This week, I’ve been thinking quite a lot about a book I read – Art Works: How Organizers and Artists are Creating a Better World Together by Ken Grossinger (New York: The New Press, 2023).
It is a short, richly researched book about – as the title suggests – the integration of arts and music into social movements in the US American context. The first four chapters lay out lots and lots of examples, from the Black freedom struggle to migrant justice organizing, from the importance of music to the uses of visual arts to the power of film. The last two chapters focus more on institutional infrastructure, namely museums and funders. And the afterword ties the book together by quoting at length from interviews that the author did with artists who have done important work in movement contexts.
I really appreciate any movement book that starts by asking what people are already doing, which this one does. I learned lots of new things from it, especially from the many examples it gives of arts as part of movements. That alone makes this a great resource for me as I think through some related questions for a potential future writing project of my own.
That said, the book has some limitations. For instance, it is intensely US American – there is a sort of sensibility to how a lot of movements happen in the US, and specificities of context, that differ even from the nearby and very similar context of Canada, where I’m based, and that was very, very evident here. And of course there’s nothing wrong with a book being grounded in a particular place, but there’s something a little eye-rolly about that specificity going mostly unmarked when it’s the globally dominant specificity. But, really, that’s a pretty trivial thing.
More serious is its relative lack of attention to negatives, to failure of attempts to integrate arts into organizing. I don’t know if this was the explicit intent, but it reads as if it’s trying to convince someone – organizational leaders and funders, perhaps – that it’s worth putting energy, time, and resources into having an arts element to campaigns, rather than thoroughly exploring both the strengths and the weaknesses, the possibilities and the limitations, of doing so. It doesn’t really talk about what it looks like for a campaign or a movement to invest huge amounts of effort or money into artistic things and then realize after, you know what, that was a waste, that was a bad choice. Or even to realize that it didn’t do any harm and it was nice to have, but it didn’t add much either. It is simply not plausible that those kinds of scenarios never happen, and I don’t think it does our movements any favours not to talk about them.

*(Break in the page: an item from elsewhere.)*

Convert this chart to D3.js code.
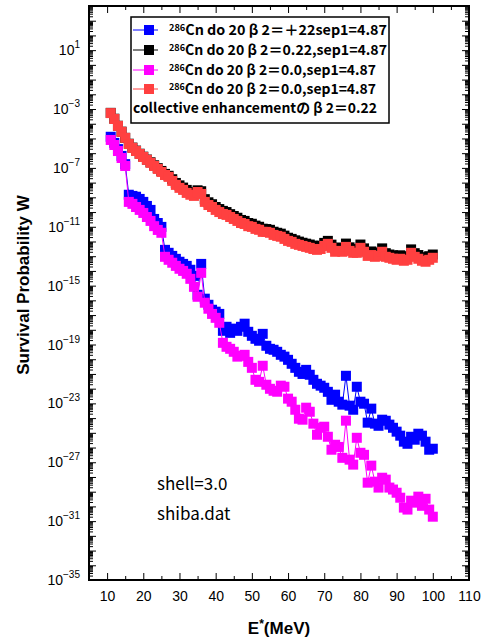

And the book doesn’t deal at all with the reality that a key feature of our neoliberal era is that there can sometimes be space for expression – for giving voice, for representing – but none for actual, material change, and it is sometimes an elite tactic to grant the former as a way of defusing demands for the latter. So what does that mean for how we relate to expressive (artistic, musical, etc.) practices in our organizing? That’s not to say that expression, even in the absence of other organizing, is necessarily bad, just that it is characteristic of our era that we often have space to blow off steam by putting radical content out into the world, by yelling (or singing or drawing or writing) militant-sounding things into the void, when neither that nor anything else we can easily do will change whatever oppressive circumstance is in question…and doing so sometimes makes us feel like we’ve accomplished some radical political something when we really haven’t. We need to think about that means for how we relate to arts/music in movements.
Related to this is the lack of attention to how to deal with assertions about the impacts of artistic and musical practices, or specific instances of art or music, that are made genuinely and in good faith, often by artists and musicians, but that just amount to a repackaging of common assumptions about what those things do in the world and are not a product of any critical thought or investigation…and are often not particularly grounded in knowledge of how change actually happens. It’s not just this book, either. As I’ve been reading and thinking about related questions over the last year, I’ve noticed that it is really, really common for people – again, particularly people who come from a background of arts or music or writing – to say things, sometimes quite grandiose things, about what making stuff can do in the world that are based on assumption and faith and little else. And I don’t say that to be unfairly dismissive of “Art and poetry and music can change the world!” claims, because I think sometimes they really can. But if we’re going to make good choices about the roles that arts and music play within movements, then we need to engage honestly and critically with such claims and also be able to say things about what art can’t do (or isn’t doing, or hasn’t done, or won’t do).
Finally, it was a bit frustrating how unsystematic the book’s analysis is, in some respects. I mean, I’m not looking for some sort of Social Movement Studies thing where it reduces movements to abstract variables – I hate that approach, and think it’s mostly a waste of time and energy. Unlike a lot of SMS, this book was clearly grounded in perspectives emerging from movements, which I think is valuable and important. But it feels, particularly given the density and richness of examples in the book, that there’s great possibility for starting from what’s here and building a sort of grounded abstraction from these examples into ways of thinking that could be of real use to organizers and artists as they contemplate if/how to bring their practices together. And I don’t think it does that nearly as effectively as it could.
Anyway. Despite all of the critical things I just said, I think this book was very interesting and very useful, it just has some limitations.